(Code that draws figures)
————
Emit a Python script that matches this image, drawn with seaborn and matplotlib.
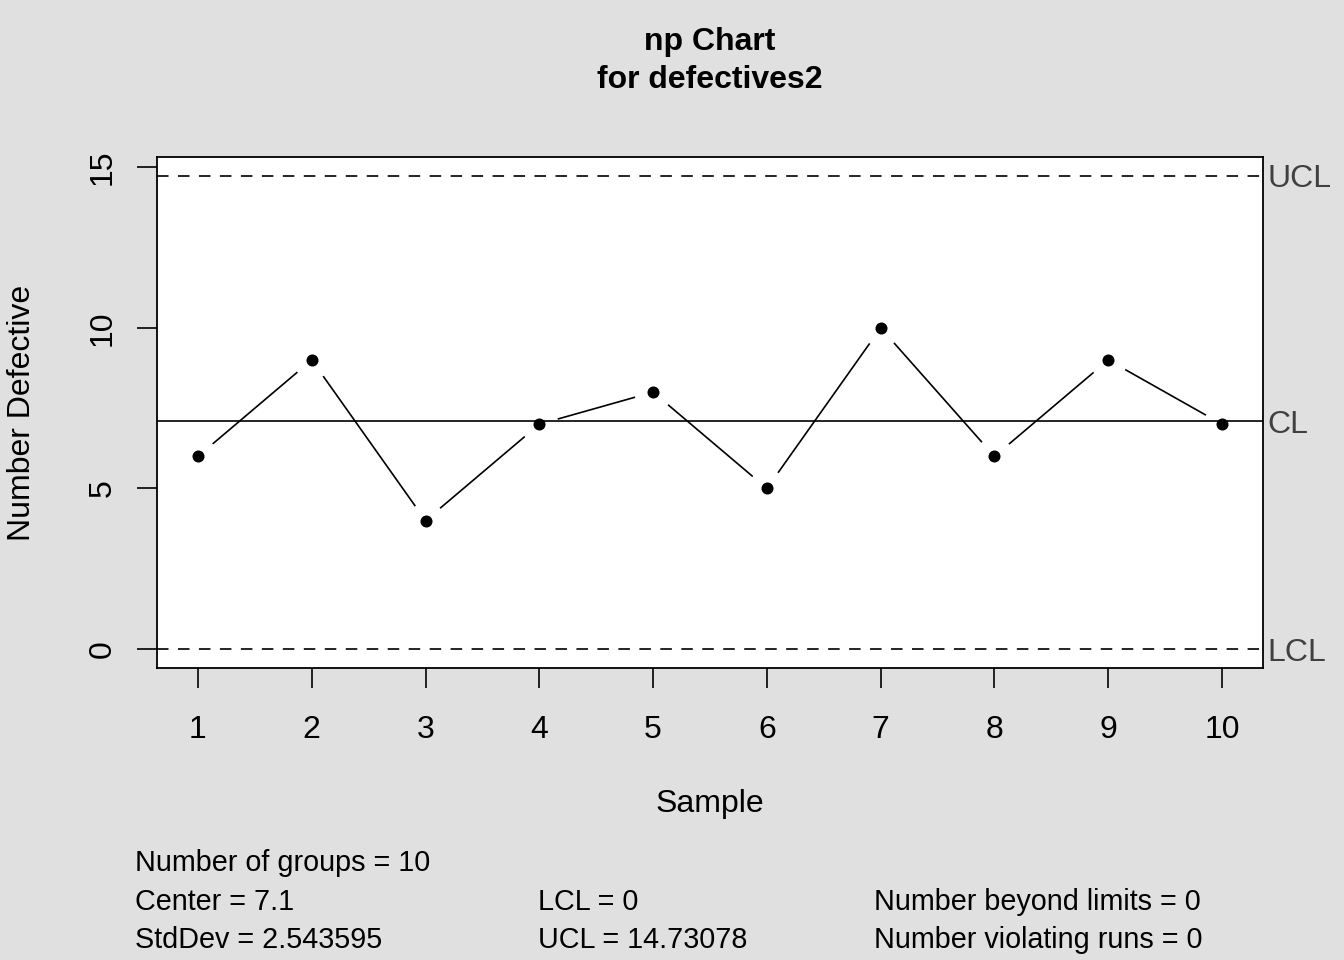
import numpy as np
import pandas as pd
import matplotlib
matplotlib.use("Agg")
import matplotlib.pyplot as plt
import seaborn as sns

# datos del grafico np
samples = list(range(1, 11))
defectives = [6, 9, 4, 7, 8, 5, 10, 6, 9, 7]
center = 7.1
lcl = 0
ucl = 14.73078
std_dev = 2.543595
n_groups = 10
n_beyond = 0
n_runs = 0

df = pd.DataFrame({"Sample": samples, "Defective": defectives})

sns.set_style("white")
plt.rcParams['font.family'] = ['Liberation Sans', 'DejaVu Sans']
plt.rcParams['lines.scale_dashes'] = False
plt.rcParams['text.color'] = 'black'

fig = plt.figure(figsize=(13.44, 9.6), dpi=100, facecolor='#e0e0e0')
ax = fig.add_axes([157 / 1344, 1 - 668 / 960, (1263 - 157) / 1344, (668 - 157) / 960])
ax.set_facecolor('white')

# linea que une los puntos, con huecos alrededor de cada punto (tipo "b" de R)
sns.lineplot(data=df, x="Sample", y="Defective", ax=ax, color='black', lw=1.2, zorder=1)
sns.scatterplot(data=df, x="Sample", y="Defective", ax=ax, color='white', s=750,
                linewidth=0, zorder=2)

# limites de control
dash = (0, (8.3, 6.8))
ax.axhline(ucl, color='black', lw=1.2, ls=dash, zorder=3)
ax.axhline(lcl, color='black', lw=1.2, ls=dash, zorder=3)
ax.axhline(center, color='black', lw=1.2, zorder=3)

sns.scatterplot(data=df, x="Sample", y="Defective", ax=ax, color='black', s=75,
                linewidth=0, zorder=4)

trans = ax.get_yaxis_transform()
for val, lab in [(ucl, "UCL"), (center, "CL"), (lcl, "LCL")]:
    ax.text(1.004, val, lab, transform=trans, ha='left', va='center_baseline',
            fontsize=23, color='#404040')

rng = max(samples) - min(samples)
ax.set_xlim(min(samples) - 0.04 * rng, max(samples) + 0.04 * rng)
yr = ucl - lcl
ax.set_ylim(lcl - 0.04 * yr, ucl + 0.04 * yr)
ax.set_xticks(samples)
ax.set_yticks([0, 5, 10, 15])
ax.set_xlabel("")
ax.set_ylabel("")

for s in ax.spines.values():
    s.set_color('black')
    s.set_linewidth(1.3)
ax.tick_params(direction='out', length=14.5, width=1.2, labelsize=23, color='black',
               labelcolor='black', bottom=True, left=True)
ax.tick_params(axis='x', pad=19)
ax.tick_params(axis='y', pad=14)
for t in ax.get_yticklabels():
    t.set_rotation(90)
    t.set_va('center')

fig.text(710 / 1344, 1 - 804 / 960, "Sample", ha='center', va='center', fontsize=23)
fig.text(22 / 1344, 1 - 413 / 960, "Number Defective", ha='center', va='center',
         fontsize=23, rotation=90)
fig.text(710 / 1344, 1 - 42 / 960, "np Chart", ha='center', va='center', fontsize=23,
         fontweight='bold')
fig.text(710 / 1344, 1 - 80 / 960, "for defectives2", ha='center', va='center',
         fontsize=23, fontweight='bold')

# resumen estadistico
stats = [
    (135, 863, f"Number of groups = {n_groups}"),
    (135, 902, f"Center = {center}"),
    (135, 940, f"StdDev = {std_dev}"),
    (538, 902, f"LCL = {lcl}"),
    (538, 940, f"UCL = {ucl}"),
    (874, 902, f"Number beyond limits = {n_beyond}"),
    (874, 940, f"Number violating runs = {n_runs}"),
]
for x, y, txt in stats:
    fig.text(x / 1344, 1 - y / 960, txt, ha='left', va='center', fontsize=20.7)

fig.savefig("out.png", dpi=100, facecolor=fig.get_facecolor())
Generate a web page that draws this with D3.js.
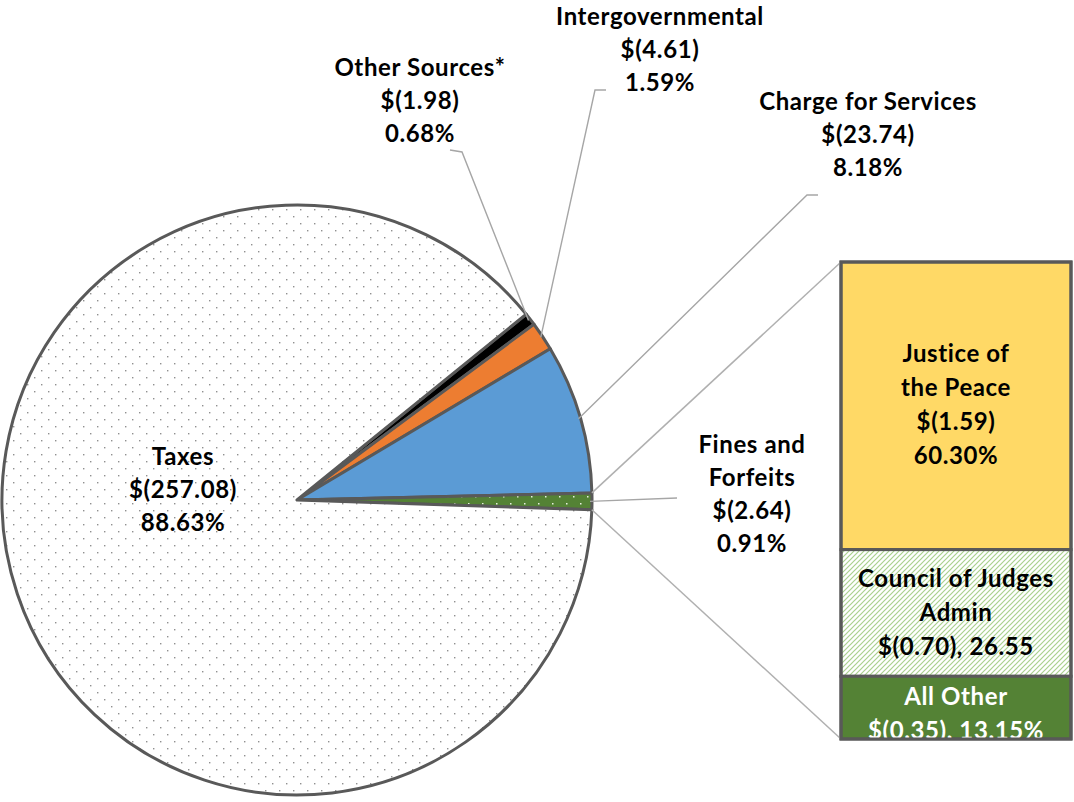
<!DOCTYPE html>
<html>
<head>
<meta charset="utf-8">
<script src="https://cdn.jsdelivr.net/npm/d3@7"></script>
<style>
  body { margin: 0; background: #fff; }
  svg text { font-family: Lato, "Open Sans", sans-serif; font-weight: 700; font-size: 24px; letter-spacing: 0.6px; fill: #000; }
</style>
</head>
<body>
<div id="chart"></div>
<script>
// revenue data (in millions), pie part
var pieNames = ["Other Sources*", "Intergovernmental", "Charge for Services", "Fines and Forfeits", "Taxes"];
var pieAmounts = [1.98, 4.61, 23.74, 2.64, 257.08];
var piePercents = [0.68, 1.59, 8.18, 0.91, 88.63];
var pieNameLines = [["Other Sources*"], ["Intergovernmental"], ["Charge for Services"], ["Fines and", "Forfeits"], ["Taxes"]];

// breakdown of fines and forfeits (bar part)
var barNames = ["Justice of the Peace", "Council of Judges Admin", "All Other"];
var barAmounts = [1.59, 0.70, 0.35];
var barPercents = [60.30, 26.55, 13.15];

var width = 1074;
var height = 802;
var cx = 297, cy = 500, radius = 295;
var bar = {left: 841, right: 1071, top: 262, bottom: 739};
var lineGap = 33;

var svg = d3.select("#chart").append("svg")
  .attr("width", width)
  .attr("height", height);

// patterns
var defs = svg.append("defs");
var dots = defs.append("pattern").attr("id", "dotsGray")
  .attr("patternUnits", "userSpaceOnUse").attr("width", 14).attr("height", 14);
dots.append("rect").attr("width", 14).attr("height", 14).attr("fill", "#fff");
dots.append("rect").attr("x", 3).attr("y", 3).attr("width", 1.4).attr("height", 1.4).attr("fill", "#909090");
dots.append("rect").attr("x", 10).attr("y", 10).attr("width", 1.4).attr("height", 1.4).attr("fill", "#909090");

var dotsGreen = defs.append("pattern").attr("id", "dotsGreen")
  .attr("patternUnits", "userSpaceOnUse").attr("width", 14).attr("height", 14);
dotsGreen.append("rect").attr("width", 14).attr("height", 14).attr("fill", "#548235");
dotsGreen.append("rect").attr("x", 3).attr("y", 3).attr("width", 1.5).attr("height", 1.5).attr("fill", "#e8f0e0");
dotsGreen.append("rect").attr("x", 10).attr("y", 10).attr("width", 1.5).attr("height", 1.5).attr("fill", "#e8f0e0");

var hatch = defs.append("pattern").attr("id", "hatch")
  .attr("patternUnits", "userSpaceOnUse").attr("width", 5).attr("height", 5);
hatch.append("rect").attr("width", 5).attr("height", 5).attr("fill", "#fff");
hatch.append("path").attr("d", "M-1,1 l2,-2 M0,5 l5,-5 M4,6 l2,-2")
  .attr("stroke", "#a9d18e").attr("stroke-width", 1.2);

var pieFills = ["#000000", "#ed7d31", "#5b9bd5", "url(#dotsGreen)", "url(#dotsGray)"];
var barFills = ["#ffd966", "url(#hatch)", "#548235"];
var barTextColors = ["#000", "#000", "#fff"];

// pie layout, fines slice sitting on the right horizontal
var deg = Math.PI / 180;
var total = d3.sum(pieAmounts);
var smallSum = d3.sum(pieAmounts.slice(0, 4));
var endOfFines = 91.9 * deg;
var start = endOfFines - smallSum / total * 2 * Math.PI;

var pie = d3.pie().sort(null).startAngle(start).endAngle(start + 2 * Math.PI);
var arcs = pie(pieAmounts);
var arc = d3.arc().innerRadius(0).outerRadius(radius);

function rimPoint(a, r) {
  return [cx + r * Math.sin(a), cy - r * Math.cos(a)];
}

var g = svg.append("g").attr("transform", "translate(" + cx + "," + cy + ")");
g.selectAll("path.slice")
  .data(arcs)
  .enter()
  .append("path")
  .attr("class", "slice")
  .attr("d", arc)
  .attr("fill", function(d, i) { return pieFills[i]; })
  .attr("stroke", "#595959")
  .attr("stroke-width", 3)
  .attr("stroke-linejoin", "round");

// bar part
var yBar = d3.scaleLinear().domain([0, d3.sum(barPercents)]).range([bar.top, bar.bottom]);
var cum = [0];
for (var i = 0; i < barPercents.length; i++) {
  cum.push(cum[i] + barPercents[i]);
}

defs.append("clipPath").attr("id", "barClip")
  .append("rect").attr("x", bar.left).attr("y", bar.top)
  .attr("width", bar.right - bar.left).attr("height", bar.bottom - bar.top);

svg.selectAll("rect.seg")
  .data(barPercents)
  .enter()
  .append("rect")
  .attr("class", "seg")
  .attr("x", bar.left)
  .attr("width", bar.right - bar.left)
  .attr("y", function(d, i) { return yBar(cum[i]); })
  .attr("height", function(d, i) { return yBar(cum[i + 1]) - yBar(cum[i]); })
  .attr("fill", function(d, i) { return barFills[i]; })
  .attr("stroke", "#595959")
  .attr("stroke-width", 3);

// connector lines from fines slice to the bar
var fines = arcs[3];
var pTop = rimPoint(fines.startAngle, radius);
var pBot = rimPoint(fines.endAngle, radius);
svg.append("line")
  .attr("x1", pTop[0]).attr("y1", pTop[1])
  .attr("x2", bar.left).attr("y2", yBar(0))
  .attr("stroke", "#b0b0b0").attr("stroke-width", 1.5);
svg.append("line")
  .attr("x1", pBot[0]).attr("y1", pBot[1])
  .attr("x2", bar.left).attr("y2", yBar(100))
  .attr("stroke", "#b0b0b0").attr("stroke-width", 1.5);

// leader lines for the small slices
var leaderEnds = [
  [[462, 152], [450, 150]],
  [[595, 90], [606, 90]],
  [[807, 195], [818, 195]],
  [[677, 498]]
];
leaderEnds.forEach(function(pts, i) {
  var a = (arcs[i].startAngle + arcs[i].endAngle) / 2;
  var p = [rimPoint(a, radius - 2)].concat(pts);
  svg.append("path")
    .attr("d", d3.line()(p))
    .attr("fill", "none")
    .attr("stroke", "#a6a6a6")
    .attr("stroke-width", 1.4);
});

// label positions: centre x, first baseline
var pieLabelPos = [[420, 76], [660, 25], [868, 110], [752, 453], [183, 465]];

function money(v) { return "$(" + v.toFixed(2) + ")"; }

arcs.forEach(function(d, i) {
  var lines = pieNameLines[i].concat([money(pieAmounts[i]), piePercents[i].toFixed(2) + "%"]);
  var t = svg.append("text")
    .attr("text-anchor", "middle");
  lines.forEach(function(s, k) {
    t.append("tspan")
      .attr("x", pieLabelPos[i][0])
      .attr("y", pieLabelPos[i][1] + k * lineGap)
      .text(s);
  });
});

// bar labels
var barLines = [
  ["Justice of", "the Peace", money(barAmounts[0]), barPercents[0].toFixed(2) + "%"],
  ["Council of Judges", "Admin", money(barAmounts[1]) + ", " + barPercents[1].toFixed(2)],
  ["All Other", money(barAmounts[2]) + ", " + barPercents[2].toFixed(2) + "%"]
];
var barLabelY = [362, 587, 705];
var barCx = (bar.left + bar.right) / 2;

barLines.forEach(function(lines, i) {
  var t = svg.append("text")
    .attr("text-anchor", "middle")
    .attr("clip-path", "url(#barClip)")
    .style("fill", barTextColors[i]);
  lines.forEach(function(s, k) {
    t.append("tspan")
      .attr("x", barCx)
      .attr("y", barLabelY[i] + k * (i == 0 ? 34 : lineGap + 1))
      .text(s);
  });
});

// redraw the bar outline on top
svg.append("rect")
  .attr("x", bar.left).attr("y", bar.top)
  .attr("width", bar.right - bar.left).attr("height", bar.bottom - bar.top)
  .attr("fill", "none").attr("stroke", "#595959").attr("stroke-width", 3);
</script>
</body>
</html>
————
> DESCRIPTION OF THE TASK
Above are records; repeat only the lines from the line with "Generate a web" through the line with "var lineGap = 33;", and leave pictures out.

> TASK RESULT
Generate a web page that draws this with D3.js.
<!DOCTYPE html>
<html>
<head>
<meta charset="utf-8">
<script src="https://cdn.jsdelivr.net/npm/d3@7"></script>
<style>
  body { margin: 0; background: #fff; }
  svg text { font-family: Lato, "Open Sans", sans-serif; font-weight: 700; font-size: 24px; letter-spacing: 0.6px; fill: #000; }
</style>
</head>
<body>
<div id="chart"></div>
<script>
// revenue data (in millions), pie part
var pieNames = ["Other Sources*", "Intergovernmental", "Charge for Services", "Fines and Forfeits", "Taxes"];
var pieAmounts = [1.98, 4.61, 23.74, 2.64, 257.08];
var piePercents = [0.68, 1.59, 8.18, 0.91, 88.63];
var pieNameLines = [["Other Sources*"], ["Intergovernmental"], ["Charge for Services"], ["Fines and", "Forfeits"], ["Taxes"]];

// breakdown of fines and forfeits (bar part)
var barNames = ["Justice of the Peace", "Council of Judges Admin", "All Other"];
var barAmounts = [1.59, 0.70, 0.35];
var barPercents = [60.30, 26.55, 13.15];

var width = 1074;
var height = 802;
var cx = 297, cy = 500, radius = 295;
var bar = {left: 841, right: 1071, top: 262, bottom: 739};
var lineGap = 33;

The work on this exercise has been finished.